Report highlights


Due to softening rents in non-core submarkets, the overall rental growth turned negative. Vacancy across all submarkets remained stable. Investment activity grew with growing interest for small-ticket transactions. Occupiers should consider seeking cost-effective relocation or consolidation options in Kowloon East amid upcoming quality office supply.


With logistics demand shifting to larger operators, small freight forwarding companies are entering a difficult year. Growth in third party logistics demand diminished in H2 2016 while mid-range retailers leased more space. Large operators have started to consolidate by relocating operations to warehouses owned by major landlords. With sustainable logistics demand and limited supply, we expect warehouse rent to be stable and increase up to 3% in 2017.

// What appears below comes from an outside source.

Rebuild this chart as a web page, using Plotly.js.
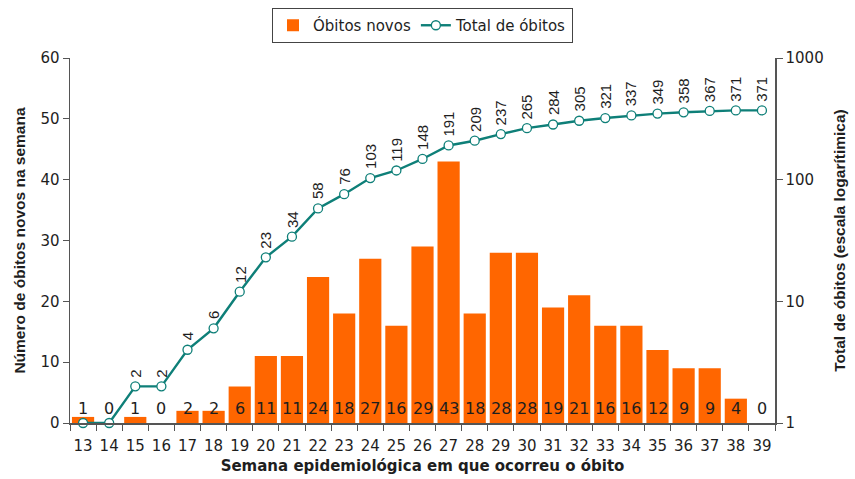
<!DOCTYPE html>
<html><head><meta charset="utf-8">
<script src="https://cdn.plot.ly/plotly-3.0.1.min.js"></script>
<style>html,body{margin:0;padding:0;background:#fff}</style>
</head><body><div id="chart" style="width:855px;height:479px"></div>
<script>
const weeks = ['13','14','15','16','17','18','19','20','21','22','23','24','25','26','27','28','29','30','31','32','33','34','35','36','37','38','39'];
const newDeaths = [1,0,1,0,2,2,6,11,11,24,18,27,16,29,43,18,28,28,19,21,16,16,12,9,9,4,0];
const totalDeaths = [1,1,2,2,4,6,12,23,34,58,76,103,119,148,191,209,237,265,284,305,321,337,349,358,367,371,371];
const leftTicks = [0,10,20,30,40,50,60];
const rightTicks = [1,10,100,1000];
const firstLabelledTotal = 2;

const FONT = 'DejaVu Sans, sans-serif';
const NARROW = 'Liberation Sans, Arial, sans-serif';
const ORANGE = '#FF6600';
const TEAL = '#0E7F78';
const TXT = '#1e1e1e';

const traces = [
  {type:'bar', x:weeks, y:newDeaths, name:'Óbitos novos', marker:{color:ORANGE}, hoverinfo:'skip'},
  {type:'scatter', mode:'lines+markers', x:weeks, y:totalDeaths, yaxis:'y2', name:'Total de óbitos',
   line:{color:TEAL,width:2.4}, marker:{symbol:'circle',size:9,color:'#fff',line:{color:TEAL,width:1.3}},
   hoverinfo:'skip', cliponaxis:false}
];

const annotations = [];
for (let i = 0; i < weeks.length; i++) {
  annotations.push({x:i, y:0, xref:'x', yref:'y', text:String(newDeaths[i]),
    showarrow:false, yanchor:'bottom', xanchor:'center', yshift:3,
    font:{family:FONT,size:16,color:TXT}});
}
for (let i = firstLabelledTotal; i < weeks.length; i++) {
  annotations.push({x:i, y:Math.log10(totalDeaths[i]), xref:'x', yref:'y2', text:String(totalDeaths[i]),
    textangle:-90, showarrow:false, yanchor:'bottom', xanchor:'center', yshift:7,
    font:{family:NARROW,size:15,color:TXT}});
}

const layout = {
  width:855, height:479,
  margin:{l:70, r:80, t:58, b:56, autoexpand:false},
  paper_bgcolor:'#fff', plot_bgcolor:'#fff',
  font:{family:FONT, size:15, color:TXT},
  bargap:0.15,
  showlegend:true,
  legend:{orientation:'h', x:0.5, xanchor:'center', y:1.137, yanchor:'top',
    bordercolor:'#444', borderwidth:1, font:{family:FONT,size:15,color:TXT}, tracegroupgap:0},
  xaxis:{type:'category', range:[-0.5, 26.5], tickson:'boundaries', ticks:'outside', ticklen:6, tickcolor:'#555',
    tickangle:0, ticklabelstandoff:8,
    showline:true, linecolor:'#555', linewidth:1.5, showgrid:false, zeroline:false,
    tickfont:{family:FONT,size:15,color:TXT},
    title:{text:'<b>Semana epidemiológica em que ocorreu o óbito</b>', font:{family:FONT,size:15,color:TXT}, standoff:7}},
  yaxis:{range:[0,60], tickvals:leftTicks, ticks:'outside', ticklen:6, tickcolor:'#555',
    showline:true, linecolor:'#555', linewidth:1.5, showgrid:false, zeroline:false,
    tickfont:{family:FONT,size:15,color:TXT},
    title:{text:'<b>Número de óbitos novos na semana</b>', font:{family:NARROW,size:15.5,color:TXT}, standoff:11}},
  yaxis2:{type:'log', range:[0,3], overlaying:'y', side:'right', tickvals:rightTicks, ticktext:rightTicks.map(String),
    ticks:'outside', ticklen:6, tickcolor:'#555', showline:true, linecolor:'#555', linewidth:1.5,
    showgrid:false, zeroline:false, tickfont:{family:FONT,size:15,color:TXT},
    title:{text:'<b>Total de óbitos (escala logarítimica)</b>', font:{family:NARROW,size:15.5,color:TXT}, standoff:11}},
  annotations:annotations
};

Plotly.newPlot('chart', traces, layout, {displayModeBar:false, staticPlot:true});
</script></body></html>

Buying sentiment in Hong Kong residential property improved steadily over 2016 until the government proposed its new stamp duty policy in order to curb speculative activity. This action caused transaction volumes to slump in December. Chinese developers were active in bidding for residential sites in H2 2016; as a result several sites were sold above market expectations. With demand strong and supply limited, we expect overall home price growth in a range of 0-5% over 2017. However, if US interest rates rise faster than we expect, there is a risk that Hong Kong will return to positive real interest rates earlier than our present assumption of H2 2018. This could hit market sentiment hard.